Photo credit: arbyreed / Foter / CC BY-NC-SA
Photo credit: arbyreed / Foter / CC BY-NC-SA

(Bloomberg) — Oil in London traded below $50 a barrel near a six-month low amid speculation that Iranian supplies will exacerbate a global surplus as demand from the U.S. to China slows.

Brent futures were little changed after falling 5.2 percent on Monday to below $50 for the first time since January. The Obama administration won support from Gulf Arab allies for its nuclear deal with Iran, which has pledged to boost production when sanctions end. U.S. refineries, which turned a record amount of crude into gasoline during July, typically slow down from August through October for maintenance.
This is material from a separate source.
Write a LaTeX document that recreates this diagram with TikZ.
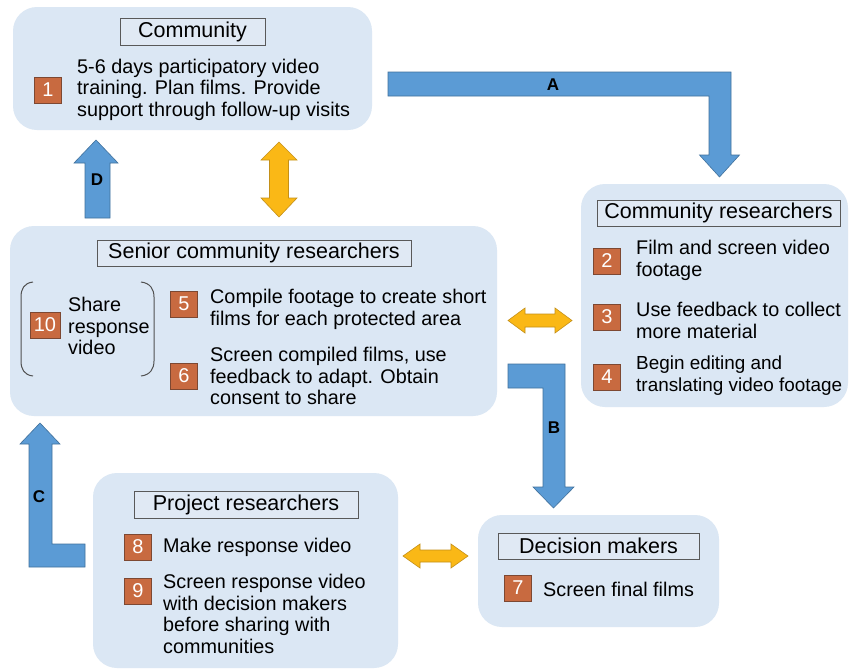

Oil is trading in a bear market as expanding supplies and signs of slower economic growth in China fueled a rout in commodities from gold to copper. While U.S. crude stockpiles are forecast to have slid last week, they’re still about 95 million barrels above the five-year seasonal average level.
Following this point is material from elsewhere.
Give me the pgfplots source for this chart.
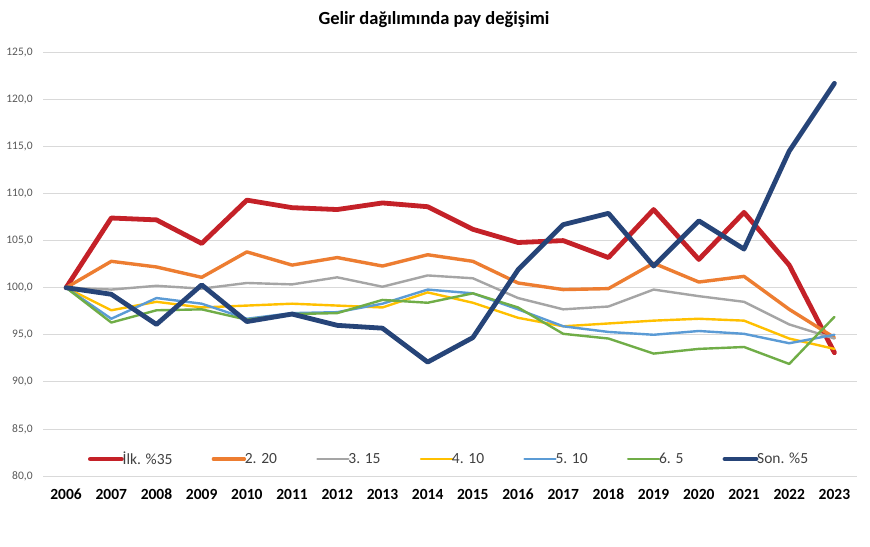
\documentclass[border=0pt]{standalone}
\usepackage{fontspec}
\setmainfont{Carlito}
\usepackage{pgfplots}
\pgfplotsset{compat=1.18}
\definecolor{cRed}{RGB}{196,33,40}
\definecolor{cOrange}{RGB}{237,125,49}
\definecolor{cGray}{RGB}{165,165,165}
\definecolor{cYellow}{RGB}{255,192,0}
\definecolor{cBlue}{RGB}{91,155,213}
\definecolor{cGreen}{RGB}{112,173,71}
\definecolor{cNavy}{RGB}{38,68,120}
\definecolor{gridc}{RGB}{217,217,217}
\definecolor{ticktext}{RGB}{89,89,89}
\definecolor{legtext}{RGB}{64,64,64}
\begin{document}
\begin{tikzpicture}
\fill[white] (0bp,0bp) rectangle (870bp,547bp);
\path[use as bounding box] (0bp,0bp) rectangle (870bp,547bp);
\begin{axis}[
  at={(43.5bp,71bp)}, anchor=south west,
  scale only axis, width=813.5bp, height=423.7bp,
  xmin=-0.5, xmax=17.5, ymin=80, ymax=125,
  ytick={80,85,90,95,100,105,110,115,120,125},
  xtick={0,1,2,3,4,5,6,7,8,9,10,11,12,13,14,15,16,17},
  xticklabels={2006,2007,2008,2009,2010,2011,2012,2013,2014,2015,2016,2017,2018,2019,2020,2021,2022,2023},
  axis line style={draw=none},
  major tick length=0pt,
  ymajorgrids,
  grid style={draw=gridc, line width=0.75bp},
  /pgf/number format/assume math mode=true,
  yticklabel style={/pgf/number format/.cd, fixed, fixed zerofill, precision=1, use comma, /tikz/.cd,
    font=\fontsize{11.5bp}{13bp}\selectfont, text=ticktext, xshift=-7.4bp},
  xticklabel style={font=\bfseries\fontsize{15.5bp}{17bp}\selectfont, text=black, yshift=-9.5bp},
  title={Gelir dağılımında pay değişimi},
  title style={font=\bfseries\fontsize{18.5bp}{22bp}\selectfont, text=black,
    at={(axis description cs:0.48,1)}, anchor=base, yshift=21.6bp},
  legend columns=7,
  legend style={at={(axis description cs:0.0547,0.040)}, anchor=west, draw=none, fill=none,
    inner sep=0pt, outer sep=0pt,
    font=\fontsize{15.5bp}{17bp}\selectfont, text=legtext,
    nodes={inner sep=0pt, outer sep=0pt},
    /tikz/every odd column/.append style={column sep=-1.2bp},
    /tikz/every even column/.append style={column sep=39.2bp}},
  legend image code/.code={\path (0bp,0bp) -- (31bp,0bp);
    \draw[#1,line cap=round] (2.4bp,0bp) -- (28.6bp,0bp);},
  every axis plot/.append style={line join=round, line cap=round, mark=none},
]
\addplot[cRed, line width=4.8bp] coordinates {
(0,100) (1,107.4) (2,107.2) (3,104.7) (4,109.3) (5,108.5) (6,108.3) (7,109.0) (8,108.6)
(9,106.2) (10,104.8) (11,105.0) (12,103.2) (13,108.3) (14,103.0) (15,108.0) (16,102.4) (17,93.1)};
\addlegendentry{İlk. \%35}
\addplot[cOrange, line width=3.4bp] coordinates {
(0,100) (1,102.8) (2,102.2) (3,101.1) (4,103.8) (5,102.4) (6,103.2) (7,102.3) (8,103.5)
(9,102.8) (10,100.5) (11,99.8) (12,99.9) (13,102.6) (14,100.6) (15,101.2) (16,97.7) (17,94.7)};
\addlegendentry{2. 20}
\addplot[cGray, line width=2.4bp] coordinates {
(0,100) (1,99.8) (2,100.2) (3,99.9) (4,100.5) (5,100.35) (6,101.1) (7,100.1) (8,101.3)
(9,101.0) (10,98.9) (11,97.7) (12,98.0) (13,99.8) (14,99.1) (15,98.5) (16,96.1) (17,94.6)};
\addlegendentry{3. 15}
\addplot[cYellow, line width=2.4bp] coordinates {
(0,100) (1,97.6) (2,98.5) (3,97.9) (4,98.1) (5,98.3) (6,98.1) (7,97.9) (8,99.5)
(9,98.4) (10,96.8) (11,95.9) (12,96.2) (13,96.5) (14,96.7) (15,96.5) (16,94.6) (17,93.5)};
\addlegendentry{4. 10}
\addplot[cBlue, line width=2.4bp] coordinates {
(0,100) (1,96.7) (2,98.9) (3,98.3) (4,96.7) (5,97.3) (6,97.4) (7,98.3) (8,99.8)
(9,99.4) (10,97.7) (11,95.9) (12,95.3) (13,95.0) (14,95.4) (15,95.1) (16,94.1) (17,95.0)};
\addlegendentry{5. 10}
\addplot[cGreen, line width=2.4bp] coordinates {
(0,100) (1,96.3) (2,97.6) (3,97.7) (4,96.6) (5,97.2) (6,97.3) (7,98.7) (8,98.4)
(9,99.4) (10,97.9) (11,95.1) (12,94.6) (13,93.0) (14,93.5) (15,93.7) (16,91.9) (17,96.9)};
\addlegendentry{6. 5}
\addplot[cNavy, line width=4.8bp] coordinates {
(0,100) (1,99.3) (2,96.1) (3,100.3) (4,96.4) (5,97.2) (6,96.0) (7,95.7) (8,92.1)
(9,94.7) (10,101.9) (11,106.7) (12,107.9) (13,102.3) (14,107.1) (15,104.1) (16,114.5) (17,121.7)};
\addlegendentry{Son. \%5}
\end{axis}
\end{tikzpicture}
\end{document}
“Downside momentum continues and there’s really at this stage no sign of release from the oversupply problem, which is what’s putting pressure on prices,” Ric Spooner, a chief analyst at CMC Markets in Sydney, said by phone. “Lifting of Iran oil sanctions is highly likely to be the major new source of supply.”

Brent for September settlement was at $49.87 a barrel on the London-based ICE Futures Europe exchange, up 35 cents, at 10:46 a.m. Singapore time.

Iran can boost oil production by 500,000 barrels a day within a week after international curbs are lifted and by 1 million a day a month following that, the state-run Islamic Republic News Agency reported, citing Oil Minister Bijan Namdar Zanganeh. It pumped 2.85 million a day last month, compared with 3.6 million at the end of 2011, data compiled by Bloomberg showed.

The Bloomberg Commodity Index of 22 raw materials lost about 11 percent in July to the lowest since February 2002.